El poder sobre las almas es una de las principales funciones de los sacerdotes, si no la principal, como se refleja en las expresiones «cura de almas» y «pastor de almas», cuyo objetivo es conducir a las almas al cielo, conforme a una concepción dualista del ser humano, que considera el alma la verdadera identidad del ser humano e inmortal. El poder sobre las almas lleva al control de las conciencias. Solo una conciencia pura garantiza la salvación. Por eso la misión del sacerdote es formar a sus feligreses en la recta conciencia que exige renunciar a la propia conciencia y someterse a los dictámenes morales de la Iglesia. Se llega así al grado máximo de alienación y de manipulación de la conciencia.

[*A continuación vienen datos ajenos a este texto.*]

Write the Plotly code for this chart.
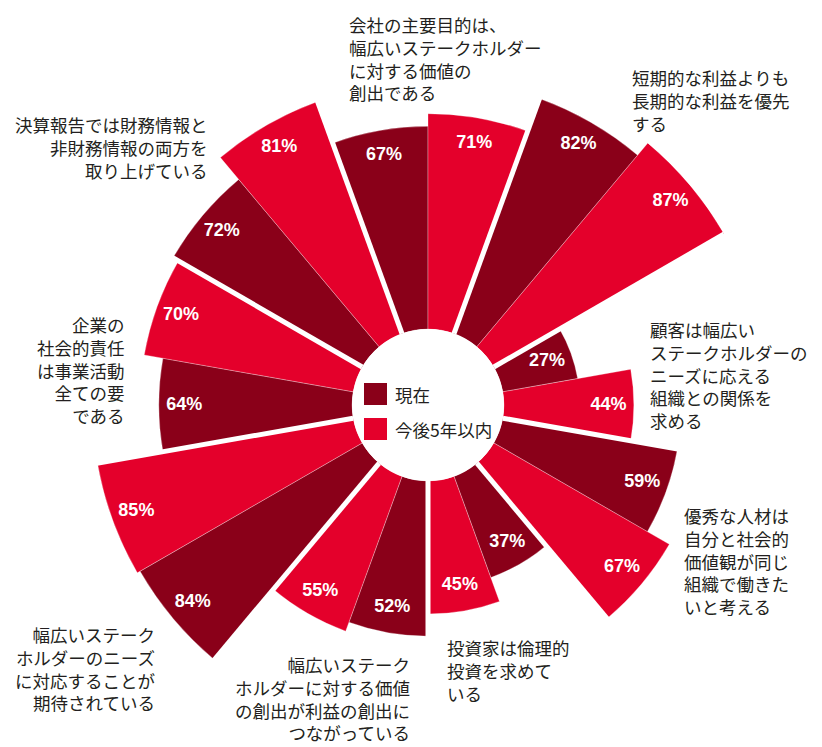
import plotly.graph_objects as go

# ---- data -------------------------------------------------------------
categories = [
    "会社の主要目的は、<br>幅広いステークホルダー<br>に対する価値の<br>創出である",
    "短期的な利益よりも<br>長期的な利益を優先<br>する",
    "顧客は幅広い<br>ステークホルダーの<br>ニーズに応える<br>組織との関係を<br>求める",
    "優秀な人材は<br>自分と社会的<br>価値観が同じ<br>組織で働きた<br>いと考える",
    "投資家は倫理的<br>投資を求めて<br>いる",
    "幅広いステーク<br>ホルダーに対する価値<br>の創出が利益の創出に<br>つながっている",
    "幅広いステーク<br>ホルダーのニーズ<br>に対応することが<br>期待されている",
    "企業の<br>社会的責任<br>は事業活動<br>全ての要<br>である",
    "決算報告では財務情報と<br>非財務情報の両方を<br>取り上げている",
]
current = [67, 82, 27, 59, 37, 52, 84, 64, 72]        # 現在
future = [71, 87, 44, 67, 45, 55, 85, 70, 81]         # 今後5年以内
series_names = ["現在", "今後5年以内"]

# ---- style / layout ---------------------------------------------------
W, H = 822, 747
DARK = "#8a0019"
RED = "#e4002b"
TEXT = "#231f20"
CJK = "Noto Sans CJK JP"
LABEL_SIZE = 17.5

R_MIN, R_MAX = 3, 87          # radial axis range
SECTOR = 360 / len(categories)
BAR_W = SECTOR / 2

# category label placement in pixels: (x, y_top, side), same order as categories
label_pos = [
    (347, 10, "left"),
    (630, 63, "left"),
    (648, 315, "left"),
    (682, 501, "left"),
    (445, 633, "left"),
    (412, 650, "right"),
    (157, 620, "right"),
    (127, 310, "right"),
    (210, 110, "right"),
]

theta_cur = [SECTOR * i - BAR_W / 2 for i in range(len(categories))]
theta_fut = [SECTOR * i + BAR_W / 2 for i in range(len(categories))]

fig = go.Figure()

for name, vals, th, col in [
    (series_names[0], current, theta_cur, DARK),
    (series_names[1], future, theta_fut, RED),
]:
    fig.add_trace(go.Barpolar(
        r=vals, theta=th, width=[BAR_W] * len(vals), base=0,
        name=name, marker=dict(color=col, line=dict(color="rgba(255,255,255,0.5)", width=0.6)),
        hoverinfo="skip", showlegend=False,
    ))

# white separators between category groups
sep_r, sep_t = [], []
for i in range(len(categories)):
    b = SECTOR * i + SECTOR / 2
    sep_r += [R_MIN, R_MAX, None]
    sep_t += [b, b, None]
fig.add_trace(go.Scatterpolar(
    r=sep_r, theta=sep_t, mode="lines",
    line=dict(color="white", width=5), hoverinfo="skip", showlegend=False,
))

# value labels inside each bar
for vals, th in [(current, theta_cur), (future, theta_fut)]:
    fig.add_trace(go.Scatterpolar(
        r=[v - 8 for v in vals], theta=th, mode="text",
        text=[f"{v}%" for v in vals], textposition="middle center",
        textfont=dict(color="white", size=18, family="Liberation Sans, Arial, sans-serif", weight="bold"),
        hoverinfo="skip", showlegend=False,
    ))

# polar domain: centre (428, 405), radius 342 px
cx, cy, rad = 428, 405, 342
fig.update_layout(
    width=W, height=H,
    margin=dict(l=0, r=0, t=0, b=0),
    paper_bgcolor="white", plot_bgcolor="white",
    polar=dict(
        domain=dict(x=[(cx - rad) / W, (cx + rad) / W],
                    y=[1 - (cy + rad) / H, 1 - (cy - rad) / H]),
        hole=76 / rad,
        bgcolor="white",
        radialaxis=dict(range=[R_MIN, R_MAX], visible=False),
        angularaxis=dict(direction="clockwise", rotation=90, showgrid=False,
                         showticklabels=False, showline=False, ticks=""),
        bargap=0,
    ),
    showlegend=False,
)

# category labels
annotations = []
for text, (px, py, side) in zip(categories, label_pos):
    annotations.append(dict(
        x=px / W, y=1 - py / H, xref="paper", yref="paper",
        text=text, showarrow=False, xanchor=side, yanchor="top", align=side,
        font=dict(family=CJK, size=LABEL_SIZE, color=TEXT),
    ))

# legend in the hole
shapes = []
for k, (name, col) in enumerate(zip(series_names, [DARK, RED])):
    y0 = 383 + k * 35
    shapes.append(dict(type="rect", xref="paper", yref="paper",
                       x0=364 / W, x1=387 / W, y0=1 - (y0 + 22) / H, y1=1 - y0 / H,
                       fillcolor=col, line=dict(width=0)))
    annotations.append(dict(
        x=393 / W, y=1 - (y0 + 11) / H, xref="paper", yref="paper",
        text=name, showarrow=False, xanchor="left", yanchor="middle",
        font=dict(family=CJK, size=LABEL_SIZE, color=TEXT),
    ))

fig.update_layout(annotations=annotations, shapes=shapes)
fig.write_html("out.html")
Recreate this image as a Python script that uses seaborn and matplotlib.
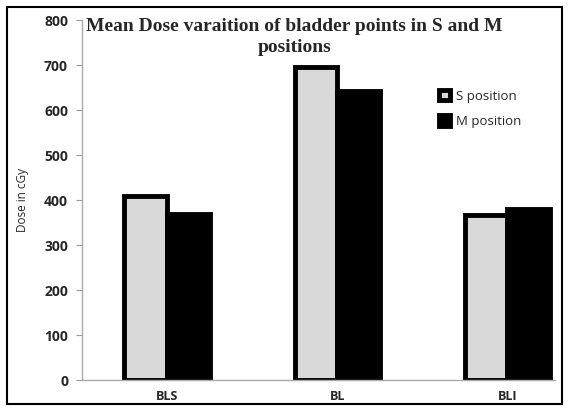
import pandas as pd
import matplotlib.pyplot as plt
import seaborn as sns
from matplotlib.patches import Rectangle

# values
points = ['BLS', 'BL', 'BLI']
s_position = [409, 696, 367]
m_position = [369, 642, 380]

df = pd.DataFrame({
    'Point': points * 2,
    'Dose': s_position + m_position,
    'Position': ['S position'] * 3 + ['M position'] * 3,
})

sns.set_style('white')
plt.rcParams['font.family'] = ['Open Sans', 'DejaVu Sans']

fig = plt.figure(figsize=(5.69, 4.11), dpi=100)
ax = fig.add_axes([0.144, 0.0754, 0.831, 0.8756])

sns.barplot(data=df, x='Point', y='Dose', hue='Position', order=points,
            palette={'S position': '#d9d9d9', 'M position': 'black'},
            width=0.5, edgecolor='black', linewidth=3.5, ax=ax)

ax.set_ylim(0, 800)
ax.set_xlim(-0.5, 2.28)
ax.set_yticks(range(0, 801, 100))
ax.set_xticks([0.5, 1.5], minor=True)
ax.set_xticks(range(3))
ax.set_xticklabels(points, fontweight='bold', fontsize=9)
for lab in ax.get_yticklabels():
    lab.set_fontweight('bold')
    lab.set_fontsize(10)
ax.tick_params(axis='x', which='major', length=0, pad=7)
ax.tick_params(axis='x', which='minor', length=4, color='#999999', direction='out')
ax.tick_params(axis='y', length=4, color='#999999', direction='out', left=True, pad=6)
ax.set_xlabel('')
ax.set_ylabel('Dose in cGy', fontsize=8.5, labelpad=11)
for side in ['top', 'right']:
    ax.spines[side].set_visible(False)
for side in ['left', 'bottom']:
    ax.spines[side].set_color('#aaaaaa')
    ax.spines[side].set_linewidth(1)

ax.text(0.45, 1.005, 'Mean Dose varaition of bladder points in S and M\npositions',
        transform=ax.transAxes, ha='center', va='top', fontsize=14,
        fontweight='bold', family='Liberation Serif', linespacing=1.3)

leg = ax.legend(loc='upper left', bbox_to_anchor=(0.73, 0.84), frameon=False,
                fontsize=9.5, handlelength=0.8, handleheight=0.8,
                handletextpad=0.5, labelspacing=0.95)

fig.patches.append(Rectangle((0.012, 0.017), 0.976, 0.966, transform=fig.transFigure,
                             fill=False, edgecolor='black', linewidth=1.5))

fig.savefig('out.png', dpi=100)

El final de este juego de controles es el poder sobre los cuerpos, que da lugar a los delitos de pederastia cometidos por clérigos y personas que se mueven en el entorno clérico-eclesiástico, que son el objeto de este artículo. Quienes ejercen el poder sobre las almas y sobre las conciencias se creen en el derecho de apropiarse también de los cuerpos y de usar y abusar de ellos. Es, es sin duda, la consecuencia más diabólica de la masculinidad sagrada hegemónica. Cuanto mayor es el poder sobre las almas y más tiránico el control de las conciencias, mayor es la tendencia a abusar de los cuerpos de las personas más vulnerables que caen bajo su influencia.